Bohmian's Stock Portfolio Optimizer

import gradio as gr
import yfinance as yf
from pypfopt.discrete_allocation import DiscreteAllocation, get_latest_prices
from pypfopt import EfficientFrontier
from pypfopt import risk_models
from pypfopt import expected_returns
from pypfopt import plotting
import copy
import numpy as np
import pandas as pd
import plotly.express as px
import matplotlib.pyplot as plt
from datetime import datetime
import datetime

def plot_cum_returns(data, title):    
    daily_cum_returns = 1 + data.dropna().pct_change()
    daily_cum_returns = daily_cum_returns.cumprod()*100
    fig = px.line(daily_cum_returns, title=title)
    return fig

def plot_efficient_frontier_and_max_sharpe(mu, S): 
    # Optimize portfolio for max Sharpe ratio and plot it out with efficient frontier curve
    ef = EfficientFrontier(mu, S)
    fig, ax = plt.subplots(figsize=(6,4))
    ef_max_sharpe = copy.deepcopy(ef)
    plotting.plot_efficient_frontier(ef, ax=ax, show_assets=False)
    # Find the max sharpe portfolio
    ef_max_sharpe.max_sharpe(risk_free_rate=0.02)
    ret_tangent, std_tangent, _ = ef_max_sharpe.portfolio_performance()
    ax.scatter(std_tangent, ret_tangent, marker="*", s=100, c="r", label="Max Sharpe")
    # Generate random portfolios with random weights
    n_samples = 1000
    w = np.random.dirichlet(np.ones(ef.n_assets), n_samples)
    rets = w.dot(ef.expected_returns)
    stds = np.sqrt(np.diag(w @ ef.cov_matrix @ w.T))
    sharpes = rets / stds
    ax.scatter(stds, rets, marker=".", c=sharpes, cmap="viridis_r")
    # Output
    ax.legend()
    return fig

def output_results(start_date, end_date, tickers_string):
    tickers = tickers_string.split(',')
    
    # Get Stock Prices
    stocks_df = yf.download(tickers, start=start_date, end=end_date)['Adj Close']
    
    # Plot Individual Stock Prices
    fig_indiv_prices = px.line(stocks_df, title='Price of Individual Stocks')
        
    # Plot Individual Cumulative Returns
    fig_cum_returns = plot_cum_returns(stocks_df, 'Cumulative Returns of Individual Stocks Starting with $100')
    
    # Calculatge and Plot Correlation Matrix between Stocks
    corr_df = stocks_df.corr().round(2)
    fig_corr = px.imshow(corr_df, text_auto=True, title = 'Correlation between Stocks')

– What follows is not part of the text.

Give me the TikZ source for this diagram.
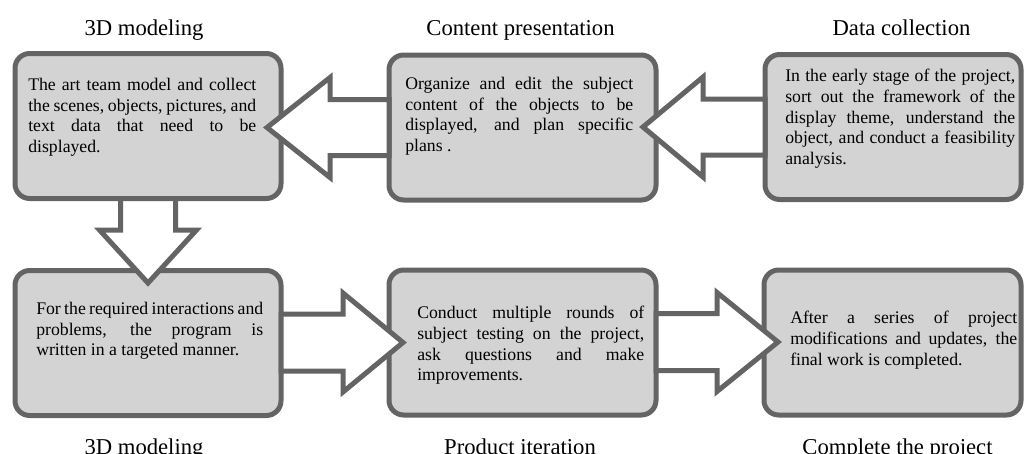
\documentclass[tikz,border=0pt]{standalone}
\usepackage{fontspec}
\setmainfont{Liberation Serif}
\usepackage{tikz}
\usetikzlibrary{calc}
\usetikzlibrary{positioning}
\definecolor{edgegray}{RGB}{100,100,100}
\definecolor{boxfill}{RGB}{211,211,211}

\begin{document}
\begin{tikzpicture}[x=0.75pt, y=-0.75pt]
	\tikzstyle{box}=[rectangle, draw=edgegray, fill=boxfill, line width=3.75pt,
	                        rounded corners=11pt, outer sep=0pt, minimum height=145*0.75pt];
	\tikzstyle{txt}=[anchor=north west, inner sep=0pt, align=justify,
	                        font=\fontsize{13.3}{15.5}\selectfont];
	\tikzstyle{bigarrow}=[draw=edgegray, fill=white, line width=3.75pt];
	\tikzstyle{head}=[anchor=base, font=\fontsize{17}{20}\selectfont];
	\useasboundingbox (0,0) rectangle (1026,454);
	\foreach \n/\x/\y/\w in {b1/148/126/266, b2/522.5/127.5/267, b3/893/127/256,
	                         b4/148/343/266, b5/522.5/342.5/267, b6/892.5/342.5/257}
	{\node[box, minimum width=\w*0.75pt] (\n) at (\x,\y) {};}
	% block arrows
	\draw[bigarrow] ($(b2.west)+(0,-28)$) -- ++(-59,0) -- ++(0,-22) -- ++(-63,50)
	  -- ++(63,50) -- ++(0,-22) -- ++(59,0) -- cycle;
	\draw[bigarrow] ($(b3.west)+(0,-28)$) -- ++(-62,0) -- ++(0,-22) -- ++(-60,50)
	  -- ++(60,50) -- ++(0,-22) -- ++(62,0) -- cycle;
	\draw[bigarrow] ($(b1.south)+(-27.5,0)$) -- ++(0,31.5) -- ++(-21,0) -- ++(48.5,53)
	  -- ++(48.5,-53) -- ++(-21,0) -- ++(0,-31.5) -- cycle;
	\draw[bigarrow] ($(b4.east)+(0,-29)$) -- ++(62,0) -- ++(0,-21) -- ++(60,49.5)
	  -- ++(-60,49.5) -- ++(0,-21) -- ++(-62,0) -- cycle;
	\draw[bigarrow] ($(b5.east)+(0,-29)$) -- ++(61,0) -- ++(0,-21) -- ++(61,49.5)
	  -- ++(-61,49.5) -- ++(0,-21) -- ++(-61,0) -- cycle;
	% texts in the boxes
	\node[txt, text width=228*0.75pt] (t1) at (28,78)
	  {The art team model and collect\linebreak the scenes, objects, pictures, and\linebreak
	   text data that need to be\linebreak displayed.};
	\node[txt, text width=228*0.75pt] (t2) at (405,77)
	  {Organize and edit the subject\linebreak content of the objects to be\linebreak
	   displayed, and plan specific\linebreak plans .};
	\node[txt, text width=230*0.75pt] (t3) at (785,69)
	  {In the early stage of the project,\linebreak sort out the framework of the\linebreak
	   display theme, understand the\linebreak object, and conduct a feasibility\linebreak analysis.};
	\node[txt, text width=227*0.75pt] (t4) at (36,302)
	  {For the required interactions and\linebreak problems, the program is\linebreak
	   written in a targeted manner.};
	\node[txt, text width=227*0.75pt] (t5) at (417,306)
	  {Conduct multiple rounds of\linebreak subject testing on the project,\linebreak
	   ask questions and make\linebreak improvements.};
	\node[txt, text width=227*0.75pt] (t6) at (790,311)
	  {After a series of project\linebreak modifications and updates, the\linebreak
	   final work is completed.};
	% stage names
	\node[head] (h1) at (144,35) {3D modeling};
	\node[head] (h2) at (520.5,35) {Content presentation};
	\node[head] (h3) at (901.5,35) {Data collection};
	\node[head] (h4) at (144,454) {3D modeling};
	\node[head] (h5) at (520,454) {Product iteration};
	\node[head] (h6) at (897.5,454) {Complete the project};
\end{tikzpicture}
\end{document}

    # Calculate expected returns and sample covariance matrix for portfolio optimization later
    mu = expected_returns.mean_historical_return(stocks_df)
    S = risk_models.sample_cov(stocks_df)

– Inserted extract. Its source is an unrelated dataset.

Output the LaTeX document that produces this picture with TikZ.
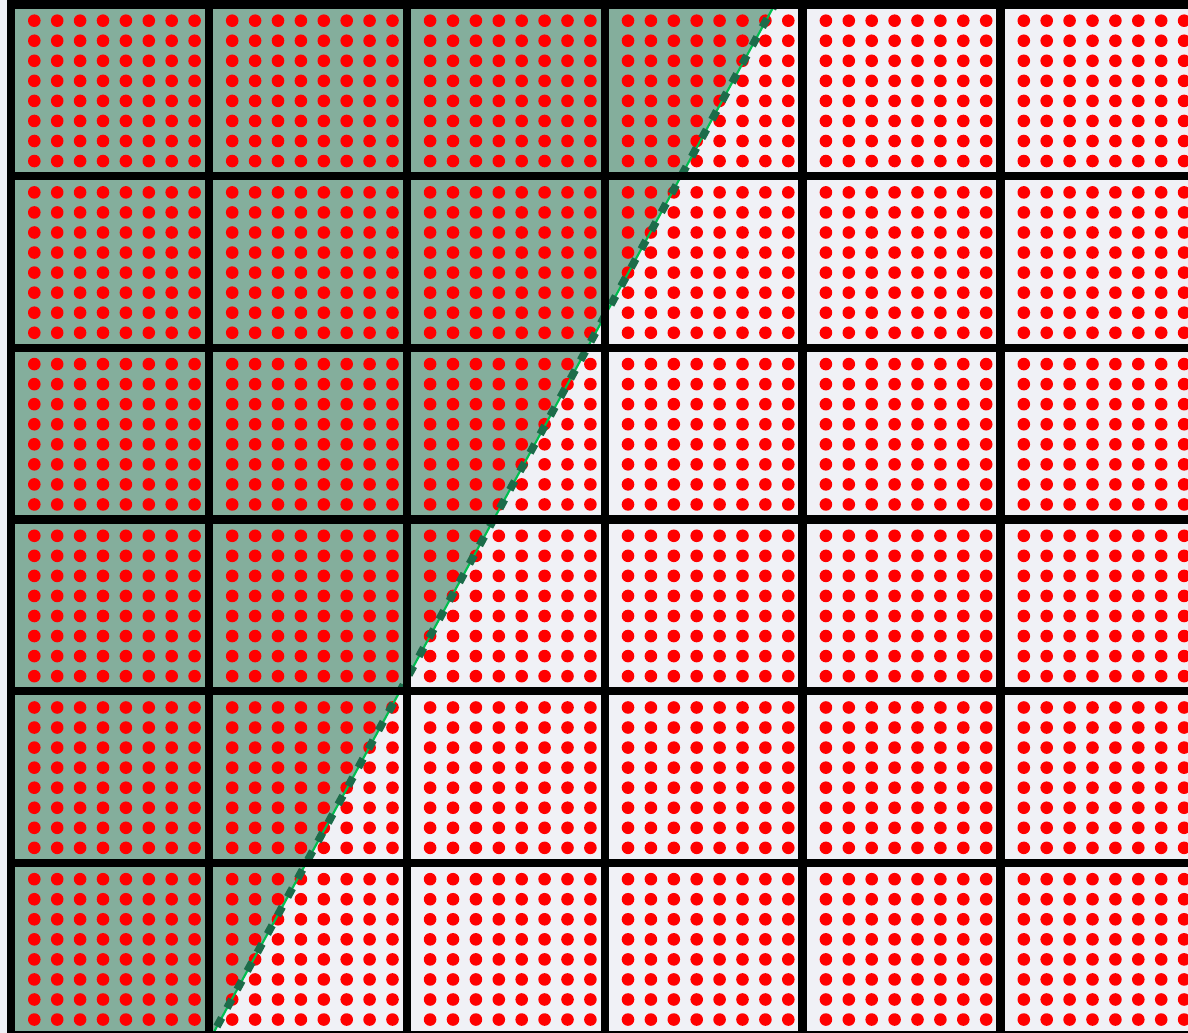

    # Plot efficient frontier curve
    fig_efficient_frontier = plot_efficient_frontier_and_max_sharpe(mu, S)

    # Get optimized weights
    ef = EfficientFrontier(mu, S)
    ef.max_sharpe(risk_free_rate=0.02)
    weights = ef.clean_weights()
    expected_annual_return, annual_volatility, sharpe_ratio = ef.portfolio_performance()
    
    expected_annual_return, annual_volatility, sharpe_ratio = '{}%'.format((expected_annual_return*100).round(2)), \
    '{}%'.format((annual_volatility*100).round(2)), \
    '{}%'.format((sharpe_ratio*100).round(2))
    
    weights_df = pd.DataFrame.from_dict(weights, orient = 'index')
    weights_df = weights_df.reset_index()
    weights_df.columns = ['Tickers', 'Weights']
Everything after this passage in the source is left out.